# MF 35 diesel what type oil/fuild for transmission??



## 18pointer

checked my level for transmission yesterday...real LOW...and milky looking--going to drain and replace...what type brand or oil /fluid etc---Thanks


----------



## 18pointer

I went to tractor supply and bought...5 gal of universal tractor trans/hydraulic fluid...hope it works
THANKS for all the replies;-(((


----------



## Argee

The one question I would be asking is.....what condition turned it milky in the first place and then try to correct that. Your original request did not state whether it was a standard tranny, auto or a hydro....which could denote three different fluids.


----------



## 18pointer

Argee said:


> The one question I would be asking is.....what condition turned it milky in the first place and then try to correct that.
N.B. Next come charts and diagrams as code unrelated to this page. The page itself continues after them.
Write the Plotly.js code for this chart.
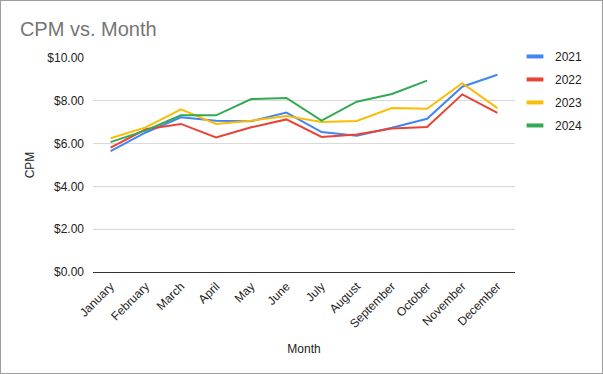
<!DOCTYPE html>
<html><head><meta charset="utf-8">
<script src="https://cdn.plot.ly/plotly-3.0.1.min.js"></script>
<style>html,body{margin:0;padding:0;background:#fff}#chart{width:603px;height:374px;outline:1px solid #9e9e9e;outline-offset:-1px}</style>
</head><body><div id="chart"></div>
<script>
const months = ["January","February","March","April","May","June","July","August","September","October","November","December"];
const cpm2021 = [5.65,6.52,7.23,7.07,7.05,7.45,6.54,6.37,6.74,7.16,8.66,9.22];
const cpm2022 = [5.81,6.67,6.92,6.29,6.76,7.13,6.31,6.43,6.71,6.78,8.30,7.44];
const cpm2023 = [6.25,6.76,7.60,6.92,7.07,7.29,7.01,7.06,7.66,7.63,8.82,7.66];
const cpm2024 = [6.07,6.62,7.32,7.32,8.08,8.13,7.07,7.96,8.32,8.94];
const seriesNames = ["2021","2022","2023","2024"];
const seriesData = [cpm2021,cpm2022,cpm2023,cpm2024];
const colors = ["#4285f4","#ea4335","#fbbc04","#34a853"];

const traces = seriesData.map((vals,i)=>({
  x: months.slice(0, vals.length), y: vals, name: seriesNames[i],
  type:'scatter', mode:'lines', line:{color:colors[i], width:2},
  showlegend:false, hoverinfo:'skip'
}));
// legend entries (short thick dash like the reference)
seriesNames.forEach((n,i)=>traces.push({
  x:[null], y:[null], name:n, type:'scatter', mode:'markers',
  marker:{symbol:'line-ew-open', size:12, color:colors[i], line:{color:colors[i], width:4}},
  legendgroup:'g'+i, showlegend:true
}));

const layout = {
  width:603, height:374,
  margin:{l:93, r:88, t:58, b:102},
  paper_bgcolor:'rgba(0,0,0,0)', plot_bgcolor:'#fff',
  font:{family:'Liberation Sans, Arial, sans-serif', size:12, color:'#222'},
  title:{text:'CPM vs. Month', x:0.033, xanchor:'left', y:0.905, yanchor:'bottom',
         font:{size:20, color:'#757575', family:'Liberation Sans, Arial, sans-serif'}},
  xaxis:{type:'category', range:[-0.5,11.5], tickangle:-45, showgrid:false, ticks:'', ticklabelstandoff:4,
         tickfont:{size:12, color:'#222'},
         title:{text:'Month', font:{size:12, color:'#222'}, standoff:14}, automargin:false},
  yaxis:{range:[0,10], dtick:2, tickprefix:'$', tickformat:'.2f', gridcolor:'#d9d9d9', gridwidth:1,
         zeroline:true, zerolinecolor:'#333', zerolinewidth:1, ticks:'', ticklabelstandoff:8,
         tickfont:{size:12, color:'#222'},
         title:{text:'CPM', font:{size:12, color:'#222'}, standoff:10}, automargin:false},
  showlegend:true,
  legend:{x:1.0, xanchor:'left', y:1.075, yanchor:'top', traceorder:'grouped', tracegroupgap:4,
          itemwidth:30, font:{size:12, color:'#222'}, bgcolor:'rgba(0,0,0,0)'}
};
Plotly.newPlot('chart', traces, layout, {displayModeBar:false, staticPlot:true});
</script></body></html>
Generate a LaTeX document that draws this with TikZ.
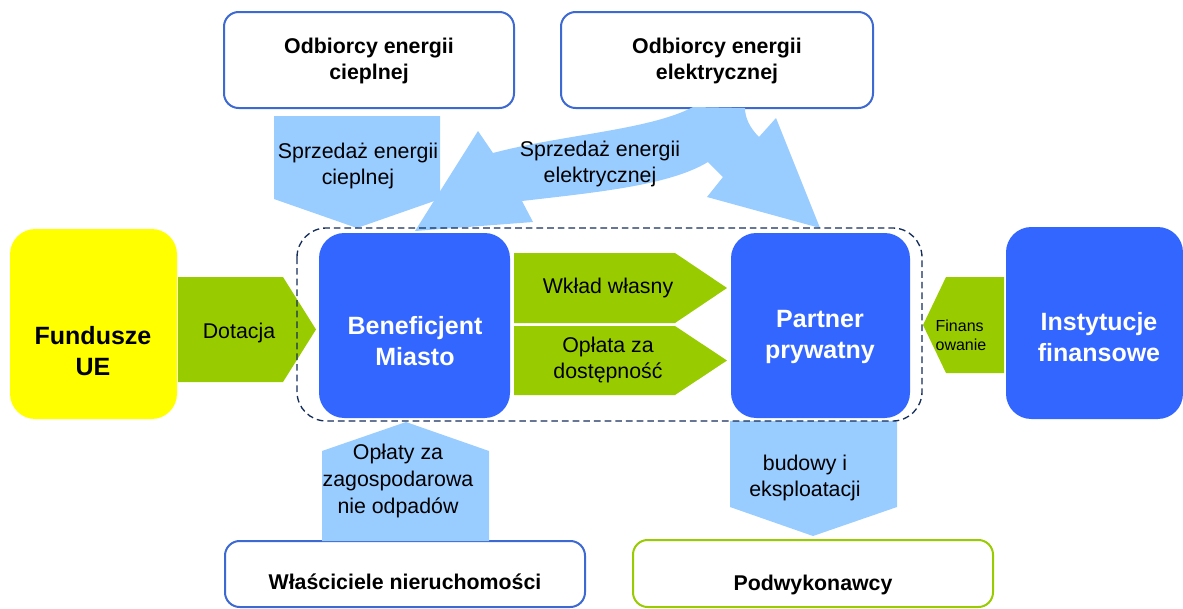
\documentclass[tikz,border=0pt]{standalone}
\usepackage{fontspec}
\setmainfont{Liberation Sans}
\definecolor{bigblue}{RGB}{51,102,255}
\definecolor{lightblue}{RGB}{153,204,255}
\definecolor{leaf}{RGB}{153,204,0}
\definecolor{sun}{RGB}{255,255,0}
\definecolor{edgeblue}{RGB}{60,105,210}
\definecolor{navy}{RGB}{20,45,90}
\begin{document}
\begin{tikzpicture}[x=0.75pt,y=-0.75pt,
  outlinebox/.style={draw=edgeblue, line width=1.5pt, rounded corners=11pt, fill=white},
  greenbox/.style={draw=leaf, line width=1.5pt, rounded corners=11pt, fill=white},
  bigbox/.style={fill=bigblue, rounded corners=19pt},
  flow/.style={fill=lightblue},
  gflow/.style={fill=leaf},
  txt/.style={align=center, font=\fontsize{16}{20}\selectfont, inner sep=0pt},
  btxt/.style={align=center, font=\bfseries\fontsize{16}{20}\selectfont, inner sep=0pt},
  bigtxt/.style={align=center, font=\bfseries\fontsize{18.75}{23}\selectfont, inner sep=0pt},
  smalltxt/.style={align=left, font=\fontsize{12}{14}\selectfont, inner sep=0pt}
]
\useasboundingbox (0,0) rectangle (1183,608);

% top boxes
\path[outlinebox] (224,12) rectangle (514,108);
\node[btxt] (odbc) at (369,61) {Odbiorcy energii\\cieplnej};
\path[outlinebox] (561,12) rectangle (873,108);
\node[btxt] (odbe) at (717,61) {Odbiorcy energii\\elektrycznej};

% bottom boxes
\path[outlinebox] (225,541) rectangle (585,607);
\node[btxt] (wlasc) at (405,582) {Właściciele nieruchomości};
\path[greenbox] (633,540) rectangle (993,607);
\node[btxt] (podw) at (813,585) {Podwykonawcy};

% flow arrows (light blue)
\path[flow] (274,116) -- (440,116) -- (440,199) -- (357,228) -- (274,199) -- cycle;
\path[flow] (693,107) .. controls (650,130) and (560,135) .. (493,153)
  -- (478,131) -- (415,231) -- (533,222) -- (522,201)
  .. controls (600,192) and (670,185) .. (708,162)
  -- (723,177) -- (707,197) -- (820,228) -- (776,118) -- (759,137)
  .. controls (750,128) and (745,118) .. (745,108) -- cycle;
\path[flow] (322,541) -- (322,451) -- (406,422) -- (489,451) -- (489,541) -- cycle;
\path[flow] (730,421) -- (897,421) -- (897,507) -- (813,536) -- (730,507) -- cycle;

\node[txt] (sprc) at (358,166) {Sprzedaż energii\\cieplnej};
\node[txt] (spre) at (600,164) {Sprzedaż energii\\elektrycznej};
\node[txt] (oplaty) at (398,481) {Opłaty za\\zagospodarowa\\nie odpadów};
\node[txt] (budowy) at (805,478) {budowy i\\eksploatacji};

% green arrows
\path[gflow] (178,277) -- (283,277) -- (316,329.5) -- (283,382) -- (178,382) -- cycle;
\node[txt] (dot) at (239,333) {Dotacja};
\path[gflow] (514,253) -- (675,253) -- (727,288) -- (675,323) -- (514,323) -- cycle;
\node[txt] (wklad) at (608,288) {Wkład własny};
\path[gflow] (514,326) -- (675,326) -- (727,360.5) -- (675,395) -- (514,395) -- cycle;
\node[txt] (oplata) at (608,360) {Opłata za\\dostępność};
\path[gflow] (1004,277) -- (946,277) -- (923,325) -- (946,373) -- (1004,373) -- cycle;
\node[smalltxt] (fin) at (961,335) {Finans\\owanie};

% main boxes
\path[fill=sun, rounded corners=19pt] (10,229) rectangle (177,419);
\node[bigtxt] (fund) at (93,351) {Fundusze\\UE};
\path[bigbox] (319,233) rectangle (510,418);
\node[bigtxt, text=white] (benef) at (415,341) {Beneficjent\\Miasto};
\path[bigbox] (731,233) rectangle (910,418);
\node[bigtxt, text=white] (partner) at (820,337) {Partner\\prywatny};
\path[bigbox] (1006,227) rectangle (1183,419);
\node[bigtxt, text=white] (inst) at (1099,337) {Instytucje\\finansowe};

% dashed grouping
\draw[navy, line width=1pt, dash pattern=on 5pt off 3pt, rounded corners=22pt] (297,228) rectangle (922,421);
\end{tikzpicture}
\end{document}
Your original request did not state whether it was a standard tranny, auto or a hydro....which could denote three different fluids.


I believe it was the rubber boots and the shifts.( water/ moisture) .i replaced those..

it is a STANDARD...I have drained or put fluid in YET...I have been sick and not been to the farm...hope to go WED...thanks for your reply, I appreciate it. Is this the right fluid??? THANKS~~


----------



## Argee

Here's what my sources tell me. MF 35's used two different oils, depending on whether it had Multi power or not. If it does not have multi-power, then it is a SAE 90 Mineral oil (NOT NOT NOT 90W gear lube). It is relatively thin, but not as thin as a universal hy-tran oil. 
Now, if it does have Multi-power then a universal hy-tran oil will work. Massey # was M-1127, Mobil # DTE26? i think. Tractor supply has both.


----------



## 18pointer

I rode down to cabin and looked at tractor...on hood is the words MASSEY FERGUSON 35 Diesel Deluxe
how do you tell if it's Multi Power??? Thanks for your help!!


----------



## Argee

Look at THIS


----------



## 18pointer

Argee said:


> Look at THIS



I tried linc and it does not work???


----------



## sirloy

It will have a shift switch on the dash that is (was ) labeled MultiPower. The regular 6 speed transmission is more common. This too can be run on the TDH fluid (Tractor,Differential,Hydraulic).


----------